03/07/15 By Jennifer Brown

Communicating-ChangeThere is not a secret recipe for communicating change. However, when you prepare effectively, it can be easier (or at least less painful) than you might think. When you have change to communicate with your employees, you must do so carefully to help transition the organization to the desired future state. Here are a few strategies for communicating change that will help you achieve your goal as well as help take some of the ‘sting’ out of the process:

Build Awareness
Initial communications should be designed to create awareness around the reason for the change. Show employees how the change will positively impact both the business and their individual position (what’s in it for them).
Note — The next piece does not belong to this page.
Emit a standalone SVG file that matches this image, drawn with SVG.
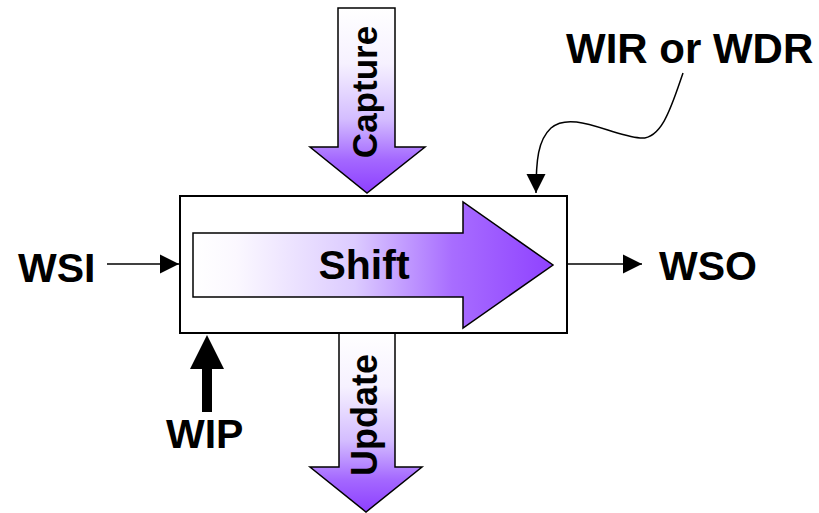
<svg xmlns="http://www.w3.org/2000/svg" width="819" height="513" viewBox="0 0 819 513">
  <style>
    .lbl { font-family: "Liberation Sans", Arial, sans-serif; font-weight: bold; fill: #000; }
    .big { font-size: 41px; }
    .fat { stroke: #000; stroke-width: 1.5; stroke-linejoin: miter; }
    .wire { stroke: #000; stroke-width: 1.5; fill: none; }
  </style>
  <defs>
    <linearGradient id="gradH" x1="0" y1="0" x2="1" y2="0">
      <stop offset="0" stop-color="#ffffff"/>
      <stop offset="0.12" stop-color="#fbf8ff"/>
      <stop offset="0.45" stop-color="#dccbff"/>
      <stop offset="0.72" stop-color="#a86dff"/>
      <stop offset="1" stop-color="#8f42ff"/>
    </linearGradient>
    <linearGradient id="gradV" x1="0" y1="0" x2="0" y2="1">
      <stop offset="0" stop-color="#ffffff"/>
      <stop offset="0.3" stop-color="#f6f1ff"/>
      <stop offset="0.6" stop-color="#d4bdff"/>
      <stop offset="0.82" stop-color="#a468ff"/>
      <stop offset="1" stop-color="#8d3fff"/>
    </linearGradient>
    <marker id="tip" viewBox="0 0 10 10" refX="10" refY="5" markerWidth="19" markerHeight="20" markerUnits="userSpaceOnUse" orient="auto">
      <path d="M0,0 L10,5 L0,10 Z" fill="#000"/>
    </marker>
  </defs>

  <!-- capture arrow coming down into the register -->
  <g id="capture">
    <path class="fat" fill="url(#gradV)" d="M338,8 L395,8 L395,147 L425,147 L367,193 L310,147 L338,147 Z"/>
    <text class="lbl" font-size="35" transform="translate(377,92) rotate(-90)" text-anchor="middle">Capture</text>
  </g>

  <!-- update arrow leaving the register downward -->
  <g id="update">
    <path class="fat" fill="url(#gradV)" d="M339,333 L395,333 L395,467 L422,467 L366,512 L310,467 L339,467 Z"/>
    <text class="lbl" font-size="36" transform="translate(377,415) rotate(-90)" text-anchor="middle">Update</text>
  </g>

  <!-- register box with the shift path -->
  <g id="register">
    <rect x="180" y="196" width="387" height="137" fill="#fff" stroke="#000" stroke-width="2"/>
    <path fill="url(#gradH)" stroke="#000" stroke-width="1.5" d="M193,233 L463,233 L463,202 L553,265 L463,328 L463,297 L193,297 Z"/>
    <text class="lbl" font-size="41" x="364" y="279" text-anchor="middle">Shift</text>
  </g>

  <g id="wsi"><text class="lbl big" x="18" y="282">WSI</text></g>
  <g id="wso"><text class="lbl big" x="659" y="280">WSO</text></g>
  <g id="wip"><text class="lbl big" x="166" y="448">WIP</text></g>
  <g id="wir-wdr"><text class="lbl" font-size="42" x="566" y="63">WIR or WDR</text></g>

  <g id="connectors">
    <line class="wire" x1="107" y1="264" x2="179" y2="264" marker-end="url(#tip)"/>
    <line class="wire" x1="568" y1="264" x2="642" y2="264" marker-end="url(#tip)"/>
    <path class="wire" d="M683,73 C672,105 662,140 640,138 C612,136 572,110 551,128 C538,140 536,160 536,193" marker-end="url(#tip)"/>
    <!-- WIP thick arrow -->
    <rect x="202" y="368" width="10" height="44" fill="#000"/>
    <path d="M207,335 L224,369 L190,369 Z" fill="#000"/>
  </g>
</svg>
Do not overload your employees with information. Communicate each step in the process at the right time and make sure to provide details so employees feel ‘in the loop’ as the change progresses across the organization.

Be Honest
Be honest about why the change is happening. Be open about the pros and cons associated with the change. Your employees will appreciate the honest dialog. And remember…your employees are smart (after all, you hired them!). If you’re trying to hide something, they will know.

Be Positive
The change may come as a shock to some; therefore, it is important for the messenger (you) to remain positive and focused on the benefits for the organization. If your employees sense you are waffling, uninformed, or not in favor of the change, they will adopt the same outlook.

Right Message, Right Time
If the change is something that you anticipate will elicit many questions or is multi-faceted, it would be wise to meet with your employees in person. You may want to meet with smaller groups versus everyone at once to ensure the right message is being delivered based on individual needs. On the flipside, it the change is small and you do not anticipate many questions or pushback, an email may suffice.

Know Your Audience
Communication on change should begin with careful planning. Most importantly…know your audience. Think about their specific role within the organization and how the change may impact them both professionally and personally.

Anticipate Questions and Be Accessible
Ask yourself questions such as “How will this change impact my employees at work and/or at home?”, “Who may perceive this change as negative and why?”, and “How can I make this change easiest for everyone to accept?” Anticipating questions and preparing your answers will help you feel more confident as the messenger. Your willingness to listen and answer employee questions in a timely, clear manner will assist with the acceptance of the change.


Follow these simply strategies for communicating change and you will feel more prepared and confident to manage your organization through the process. Best of luck!